The CFPB, which oversees transactions in the financial sector for the federal government, decided to no longer conduct employee reviews because there were just too many apparent “significant disparities” between the races, ages, and locations of its employees.

According to American Banker, this new policy is set to cost over $5 million dollars, as it will now pay employees as if they received the highest evaluation score. The previous system ranked staff on their performance from a scale ranging from one to five, with five being the best score a CFPB staffer could receive after a review of their work on the job.

This development comes right before the agency is scheduled for a Wednesday hearing to investigate allegations that it practiced retaliatory actions towards certain employees. News reports have circulated that the alleged “discriminations” were race-based and that the CFPB implemented their new policies to alleviate that problem.

CFPB Director Richard Cordray explained in a staff email that the change was apparently not related to the previous race-based allegations.

“”We have determined that there were broad-based disparities in the way performance ratings were assigned across our employee base in both 2012 and 2013,” Cordray stated in the email. “These differences indicate a systemic disadvantage to various categories of employees that persisted across divisions, offices, and other employee characteristics.”

Some have found this new policy to be misguided and believe it to be an overcorrection that will ultimately punish top performers in the department.

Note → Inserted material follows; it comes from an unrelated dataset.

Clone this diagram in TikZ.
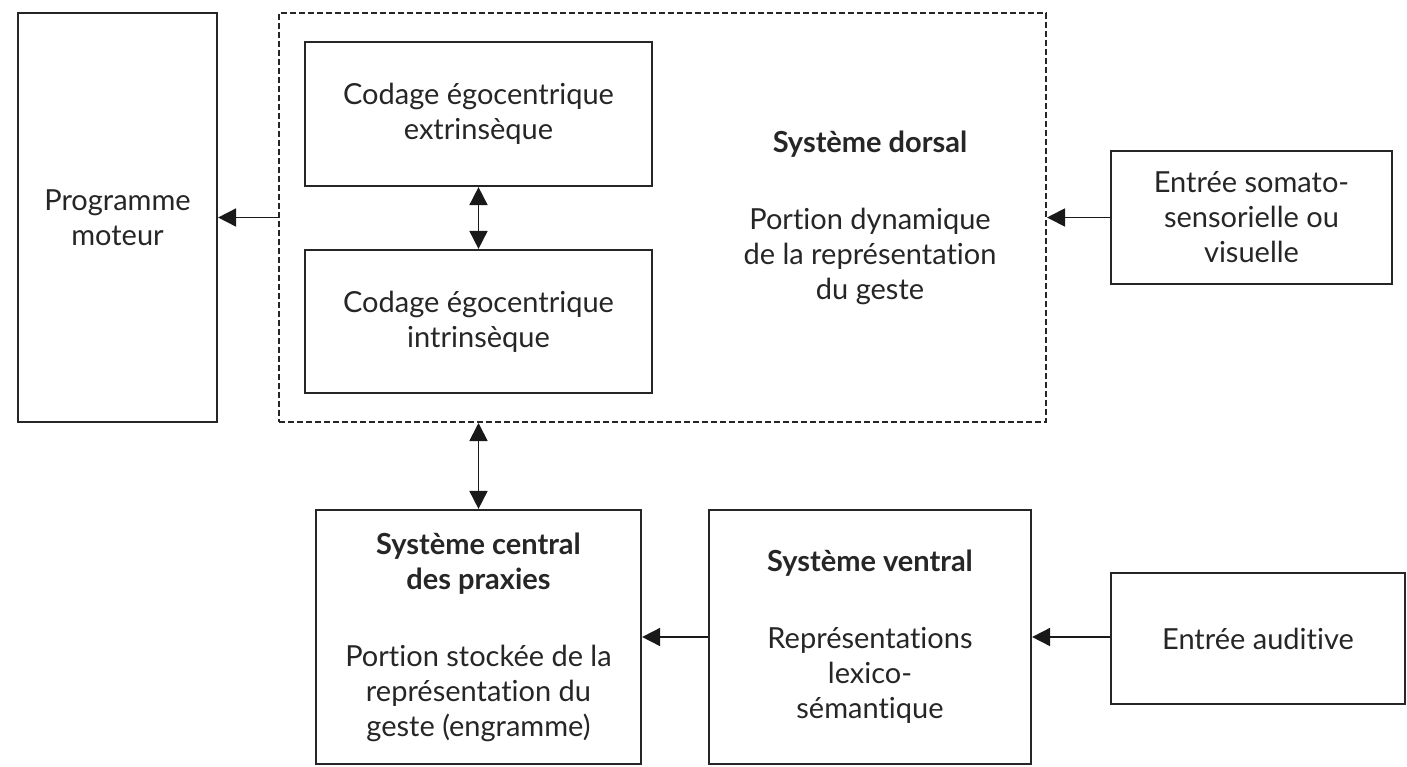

“Treating the agency’s highest-rated employees the same as its lowest-rated ones is the opposite of fairness, Thomas Brown, a columnist for Bankstocks.com, wrote in a Wednesday piece lambasting the decision. “Hard-working, conscientious workers (and, yes, the federal government does have those) deserve to be treated better and paid more than workers who, say, persistently show up late and turn in shoddy work.”

“Instead, in its pathetic bow to political correctness, the slackers are being rewarded,” Brown continued. “Worse, Cordray seems oblivious to the fact that he’s giving his most valuable workers the shaft.”